In effetti il soggiorno europeo fu decisivo per la formazione intellettuale di Michel. Lucinda A. Nolan, già professoressa di Educazione Religiosa alla Catholic University of America, così ci descrive il ritorno nel suo paese di Michel: “Michel tornò negli Stati Uniti nel settembre del 1925. Lavorò instancabilmente insegnando filosofia al seminario, scrivendo articoli, organizzando il movimento liturgico, curando Orate Fratres, dirigendo la stampa liturgica, tenendo conferenze, dirigendo e curando With Mother Church, offrendo ritiri e curando una nuova serie di libri di testo sulla religione (Marx 1957, 161). Tra i suoi obiettivi, Michel sperava “di diminuire la separazione dell'Eucaristia dalle faccende quotidiane; trasformare la pietà dei laici; e di stabilire legami più forti tra il clero e le loro congregazioni» (Franklin e Spaeth 1988, 75)“ (biola.edu).
Come possiamo ben intravedere i temi del suo apostolato e la tendenza di appiattire sul sociale l’azione liturgica. Questa tendenza si accentuerà negli ultimi anni della sua vita che fu relativamente breve. Leggiamo sempre dalla Nolan: “Nel 1930, la vista di Dom Virgil stava cedendo ed era quasi esausto. Fu mandato in una missione indiana per il recupero. Lì abbracciò la vita degli indiani Chippewa del Minnesota settentrionale. Ancora lontano dalla guarigione, mentre Michel era al lavoro per dirigere i seminaristi in un programma estivo per la catechizzazione dei Chippewa, fu richiamato a St. John's per servire come Decano del collegio (Marx 1957, 166). Dom Virgil tornò con riluttanza nel 1933, ma credette sinceramente a questo punto che Dio non volesse la sua guarigione. Tuttavia, si riprese e iniziò a lavorare su importanti riforme liturgiche che includevano la liturgia in volgare, la messa serale, nuovi atteggiamenti durante la messa, modifiche architettoniche nelle chiese e la partecipazione dei laici alle preghiere dell'Ufficio divino (Franklin e Spaeth, 84 ). Ha continuato a incoraggiare le donne a partecipare al culto e ad “assumere posizioni di leadership laicale poiché condividevano, come membri del corpo del Salvatore, lo stesso sacerdozio dei laici” (Franklin e Spaeth, 86). Per Dom Virgil, «fondamentalmente, il vero compito di un movimento liturgico [era] educativo» e a tal fine i laici, uomini e donne allo stesso modo, potrebbero dare un enorme contributo alla Chiesa cattolica (Marx 1957, 219)“.

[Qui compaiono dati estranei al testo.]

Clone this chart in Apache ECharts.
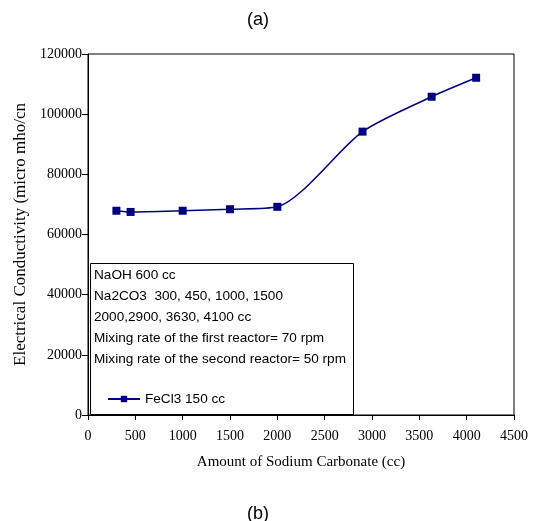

Come vediamo alcune di queste idee hanno anche una buona intenzione ma sappiamo ci e verranno sviluppate poi nei decenni successivi.
Dom Michel parlando della liturgia affermava: “La liturgia insegna la mente attraverso i sensi, il cuore attraverso le emozioni, l'individuo attraverso l'aiuto del sociale, l'umano attraverso il divino. Risponde a tutto l'uomo, corpo e anima, cuore e mente, ed è l'unica forma completa e genuina del Santo Graal così ardentemente ricercata oggi: l'esperienza religiosa” (Michel, Virgil. 1927. The liturgical apostolate. Catholic Educational Review, 25, 5—6).
Abbiamo imparato cosa si vuole spesso implicare con i discorsi sull’esperienza religiosa, e certamente a dom Michel non era ignoto questo testo di san Pio X dalla Pascendi, pubblicata vent’anni prima del testo citato: “Nel sentimento religioso, si deve riconoscere quasi una certa intuizione del cuore; la quale mette l'uomo in contatto immediato colla realtà stessa di Dio, e tale gl'infonde una persuasione dell'esistenza di Lui e della Sua azione sì dentro, sì fuori dell'uomo, da sorpassar di gran lunga ogni convincimento scientifico. Asseriscono pertanto una vera esperienza, e tale da vincere qualsivoglia esperienza razionale; la quale se da taluno, come dai razionalisti, e negata, ciò dicono intervenire perché non vogliono porsi costoro nelle morali condizioni, che son richieste per ottenerla. Or questa esperienza, poi che l'abbia alcuno conseguita, è quella che lo costituisce propriamente e veramente credente. Quanto siamo qui lontani dagli insegnamenti cattolici!“.
Chissà che ne pensava l’insigne benedettino.